→ Goal of the exercise: Pick out every line holding the string "LaTeX" and copy it.

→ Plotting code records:
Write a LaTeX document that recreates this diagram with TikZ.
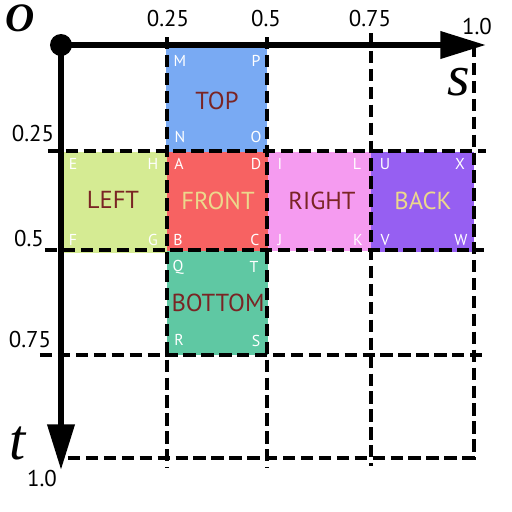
\documentclass[tikz,border=0pt]{standalone}
\usepackage{fontspec}
\setmainfont{PT Sans}
\newfontfamily\serifit{Liberation Serif}
\usetikzlibrary{arrows.meta}
\definecolor{ctop}{RGB}{121,170,243}
\definecolor{cleft}{RGB}{213,235,147}
\definecolor{cfront}{RGB}{247,98,98}
\definecolor{cright}{RGB}{245,155,240}
\definecolor{cback}{RGB}{150,95,242}
\definecolor{cbottom}{RGB}{95,200,163}
\definecolor{cdark}{RGB}{122,36,36}
\definecolor{clight}{RGB}{236,216,140}
\tikzset{
  grid/.style={line width=2.2pt, dash pattern=on 7pt off 3.2pt},
  axis/.style={line width=3.4pt, -{Triangle[length=26pt,width=15pt]}},
  num/.style={font=\fontsize{13}{15}\selectfont},
  facelbl/.style={font=\fontsize{14}{16}\selectfont},
  corner/.style={font=\fontsize{9}{10}\selectfont, text=white},
  axlbl/.style={font=\serifit\itshape\fontsize{33}{35}\selectfont}
}
\begin{document}
\begin{tikzpicture}[x=0.02cm, y=-0.02cm]
\useasboundingbox (0,0) rectangle (512,512);
% faces
\fill[ctop] (166,47) rectangle (267,152);
\fill[cleft] (64,152) rectangle (167,253);
\fill[cfront] (167,152) rectangle (268,251);
\fill[cright] (268,152) rectangle (371,251);
\fill[cback] (371,152) rectangle (474,252);
\fill[cbottom] (167,251) rectangle (268,355);
% face labels
\node[facelbl, text=cdark] (top) at (217,101) {TOP};
\node[facelbl, text=cdark] (left) at (113,200) {LEFT};
\node[facelbl, text=clight] (front) at (218,201) {FRONT};
\node[facelbl, text=cdark] (right) at (322,201) {RIGHT};
\node[facelbl, text=clight] (back) at (423,201) {BACK};
\node[facelbl, text=cdark] (bottom) at (218,303) {BOTTOM};
% corners
\node[corner] (cM) at (180,61) {M};
\node[corner] (cP) at (256,61) {P};
\node[corner] (cN) at (180,137) {N};
\node[corner] (cO) at (256,137) {O};
\node[corner] (cE) at (73,164) {E};
\node[corner] (cH) at (153,164) {H};
\node[corner] (cF) at (73,240) {F};
\node[corner] (cG) at (153,240) {G};
\node[corner] (cA) at (179,164) {A};
\node[corner] (cD) at (256,164) {D};
\node[corner] (cB) at (178,240) {B};
\node[corner] (cC) at (255,240) {C};
\node[corner] (cI) at (280,164) {I};
\node[corner] (cL) at (357,164) {L};
\node[corner] (cJ) at (280,240) {J};
\node[corner] (cK) at (358,240) {K};
\node[corner] (cU) at (385,164) {U};
\node[corner] (cX) at (460,164) {X};
\node[corner] (cV) at (385,240) {V};
\node[corner] (cW) at (461,240) {W};
\node[corner] (cQ) at (178,267) {Q};
\node[corner] (cT) at (254,267) {T};
\node[corner] (cR) at (179,340) {R};
\node[corner] (cS) at (256,341) {S};
% grid coordinates
\coordinate (h1a) at (48,151); \coordinate (h1b) at (486,151);
\coordinate (h2a) at (45,250); \coordinate (h2b) at (484,250);
\coordinate (h3a) at (40,355); \coordinate (h3b) at (486,355);
\coordinate (h4a) at (68,458); \coordinate (h4b) at (476,458);
\coordinate (v1a) at (167,37); \coordinate (v1b) at (167,468);
\coordinate (v2a) at (267,37); \coordinate (v2b) at (267,468);
\coordinate (v3a) at (371,33); \coordinate (v3b) at (371,466);
\coordinate (v4a) at (474,45); \coordinate (v4b) at (474,460);
\draw[grid] (h1a) -- (h1b);
\draw[grid] (h2a) -- (h2b);
\draw[grid] (h3a) -- (h3b);
\draw[grid] (h4a) -- (h4b);
\draw[grid] (v1a) -- (v1b);
\draw[grid] (v2a) -- (v2b);
\draw[grid] (v3a) -- (v3b);
\draw[grid] (v4a) -- (v4b);
% axes
\coordinate (orig) at (61,45);
\coordinate (sEnd) at (486,45);
\coordinate (tEnd) at (61,470);
\draw[axis] (orig) -- (sEnd);
\draw[axis] (orig) -- (tEnd);
\fill (orig) circle[radius=11];
% tick labels
\node[num] (s25) at (168,18) {0.25};
\node[num] (s50) at (266,18) {0.5};
\node[num] (s75) at (370,18) {0.75};
\node[num] (s100) at (477,26) {1.0};
\node[num] (t25) at (33,133) {0.25};
\node[num] (t50) at (29,238) {0.5};
\node[num] (t75) at (30,339) {0.75};
\node[num] (t100) at (42,478) {1.0};
% axis letters
\node[font=\serifit\itshape\bfseries\fontsize{23}{25}\selectfont] (lO) at (20,18) {O};
\node[axlbl] (ls) at (459,82) {s};
\node[axlbl] (lt) at (18,443) {t};
\end{tikzpicture}
\end{document}
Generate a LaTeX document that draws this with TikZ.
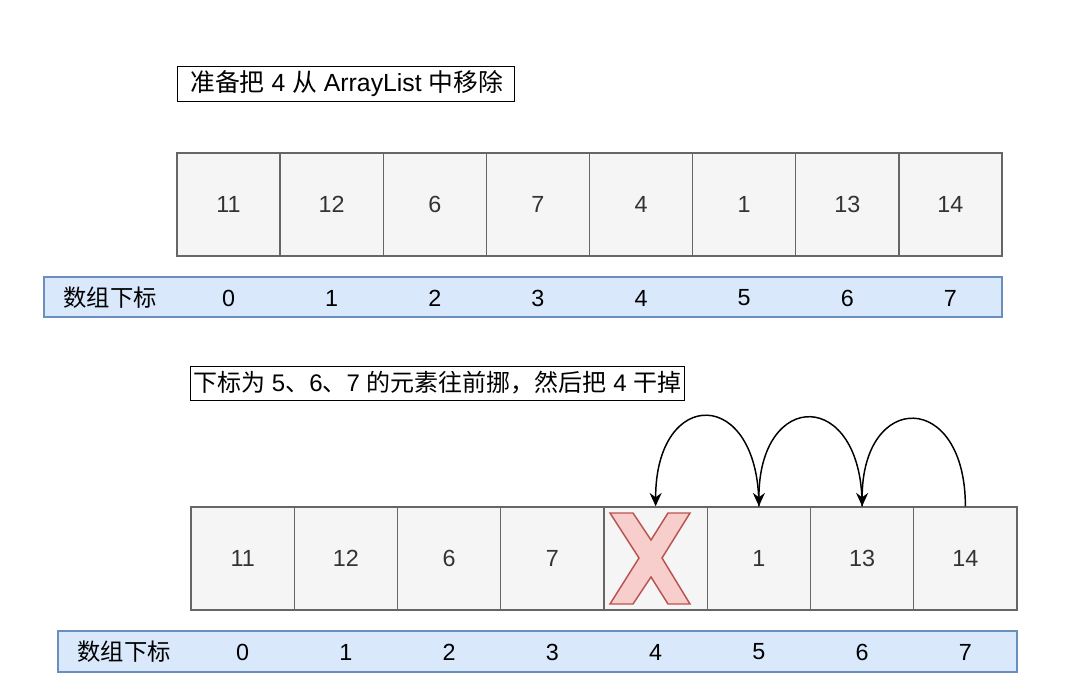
\documentclass[tikz,border=0pt]{standalone}
\usepackage{fontspec}
\setmainfont{Liberation Sans}
\newfontfamily\cjk{Noto Sans CJK SC}
\usetikzlibrary{arrows.meta}
\definecolor{cellfill}{HTML}{F5F5F5}
\definecolor{cellline}{HTML}{666666}
\definecolor{celltext}{HTML}{333333}
\definecolor{idxfill}{HTML}{DAE8FC}
\definecolor{idxline}{HTML}{6C8EBF}
\definecolor{xfill}{HTML}{F8CECC}
\definecolor{xline}{HTML}{B85450}
\tikzset{
  every node/.style={font=\fontsize{17.5}{21}\selectfont},
  cellbox/.style={draw=cellline, fill=cellfill, line width=1.1pt, text=celltext, inner sep=0pt},
  idxbar/.style={draw=idxline, fill=idxfill, line width=1.1pt},
  titlebox/.style={draw=black, line width=1.1pt, inner sep=0pt, anchor=north west},
  titletext/.style={inner sep=0pt, anchor=west, font=\fontsize{18.6}{22}\selectfont},
  idxlabel/.style={text=black, inner sep=0pt},
  hop/.style={draw=black, line width=1.1pt, -{Stealth[length=10pt,width=9pt]}},
  cross/.style={draw=xline, fill=xfill, line width=1.1pt},
}
\begin{document}
\begin{tikzpicture}[x=0.75pt,y=-0.75pt]
\useasboundingbox (0,0) rectangle (1080,695);
% ---------- top part ----------
\node[titlebox, minimum width={337*0.75pt}, minimum height={35*0.75pt}] (t1) at (177,66) {};
\node[titletext] (t1l) at (190,84)
  {{\cjk 准备把} 4 {\cjk 从} ArrayList {\cjk 中移除}};
\foreach \v [count=\i from 0] in {11,12,6,7,4,1,13,14} {
  \node[cellbox, minimum width={103.125*0.75pt}, minimum height={103*0.75pt}]
    (c\i) at ({177+103.125*\i+51.56},204.5) {\v};
}
\node[idxbar, minimum width={958*0.75pt}, minimum height={40*0.75pt}, inner sep=0pt] (b1) at (523,297) {};
\node[idxlabel] (b1l) at (110,298) {\cjk 数组下标};
\foreach \i in {0,...,7} {
  \node[idxlabel] (b1n\i) at ({177+103.125*\i+51.56},298) {\i};
}
% ---------- bottom part ----------
\node[titlebox, minimum width={494*0.75pt}, minimum height={34*0.75pt}] (t2) at (190,366) {};
\node[titletext, font=\fontsize{18}{22}\selectfont] (t2l) at (193,383)
  {{\cjk 下标为} 5{\cjk 、}6{\cjk 、}7 {\cjk 的元素往前挪，然后把} 4 {\cjk 干掉}};
\foreach \v [count=\i from 0] in {11,12,6,7,{},1,13,14} {
  \node[cellbox, minimum width={103.25*0.75pt}, minimum height={103*0.75pt}]
    (d\i) at ({191+103.25*\i+51.625},558.5) {\v};
}
\node[idxbar, minimum width={959*0.75pt}, minimum height={41*0.75pt}, inner sep=0pt] (b2) at (537.5,651.5) {};
\node[idxlabel] (b2l) at (124,652) {\cjk 数组下标};
\foreach \i in {0,...,7} {
  \node[idxlabel] (b2n\i) at ({191+103.25*\i+51.625},652) {\i};
}
% red cross in slot 4
\draw[cross] (610,513) -- (633,513) -- (651,540) -- (668,513) -- (690,513) -- (662,558)
  -- (690,604) -- (668,604) -- (651,577) -- (633,604) -- (610,604) -- (639,558) -- cycle;
% shifting arrows
\draw[hop] (d7.north) .. controls +(0,-116) and +(0,-116) .. (d6.north);
\draw[hop] (d6.north) .. controls +(0,-118) and +(0,-118) .. (d5.north);
\draw[hop] (d5.north) .. controls +(0,-120) and +(0,-120) .. (d4.north);
\end{tikzpicture}
\end{document}
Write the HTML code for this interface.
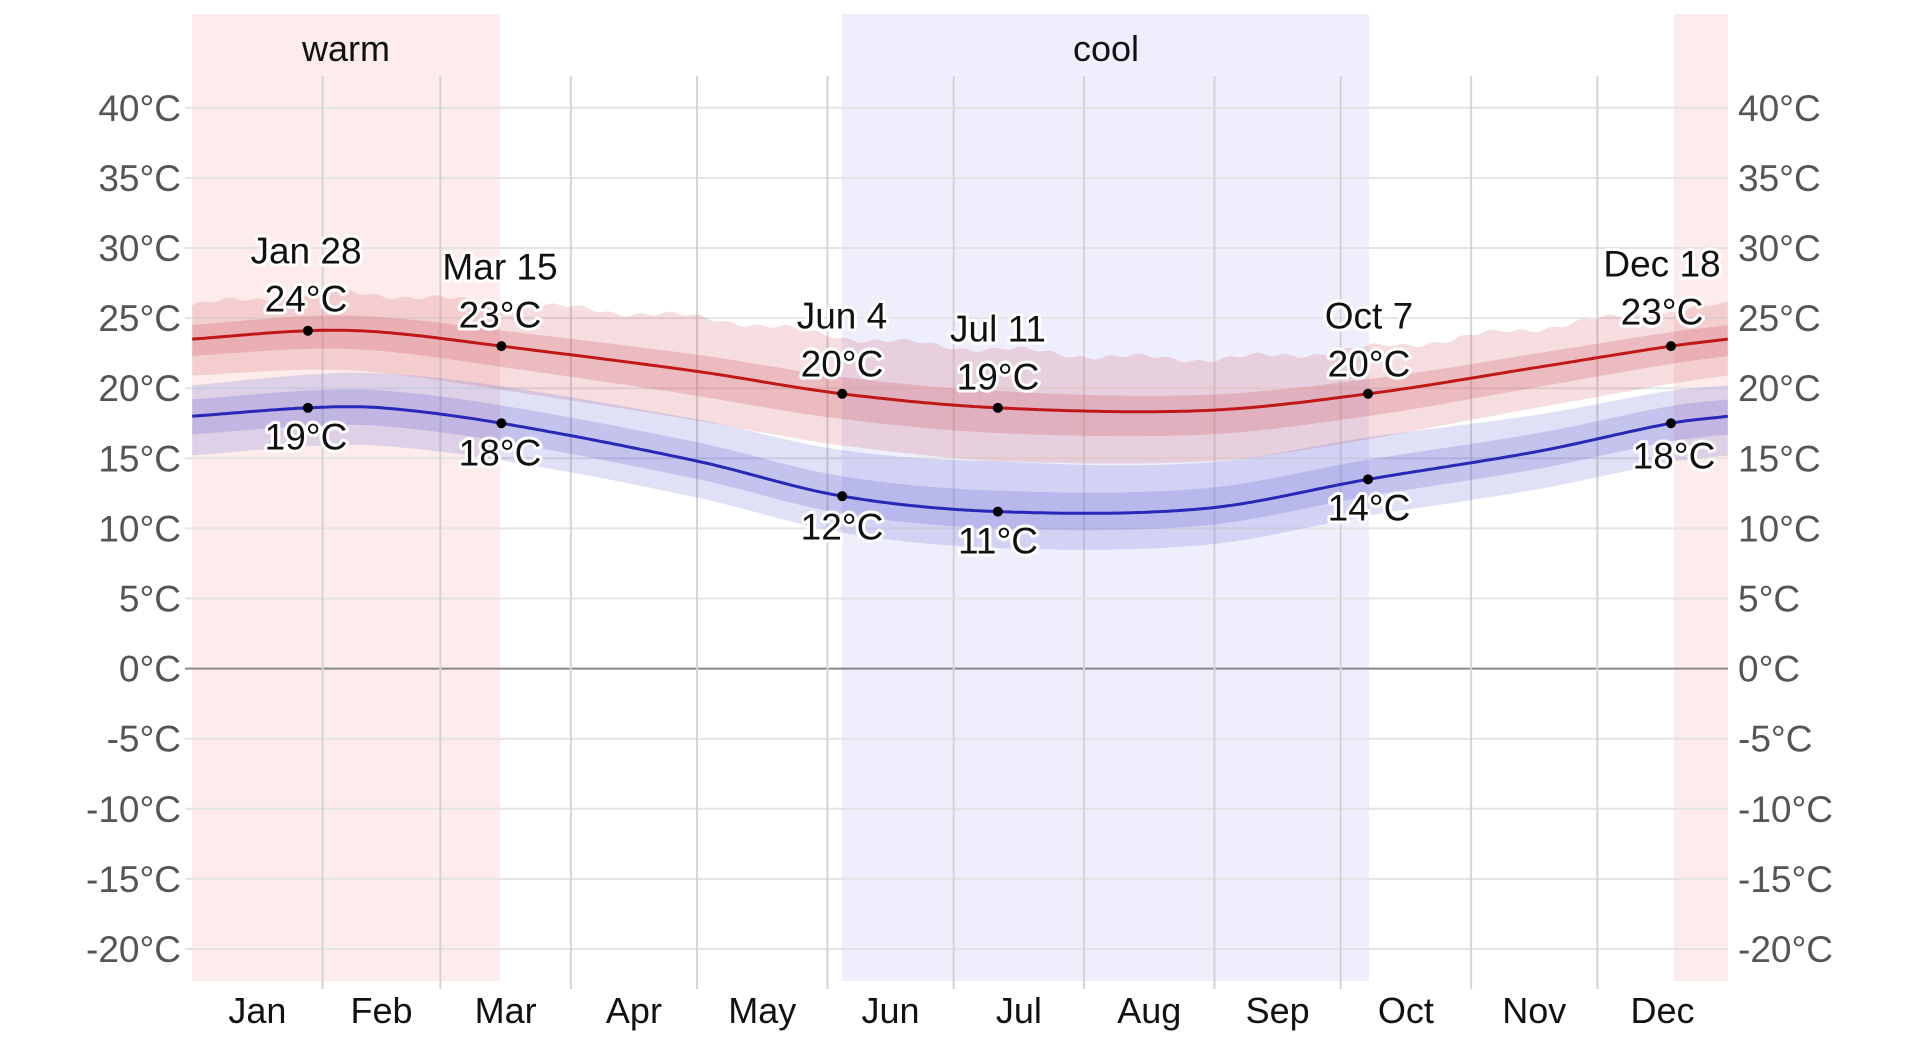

→ Reply:
Write a LaTeX document that recreates this diagram with TikZ.
Generate a LaTeX document that draws this with TikZ.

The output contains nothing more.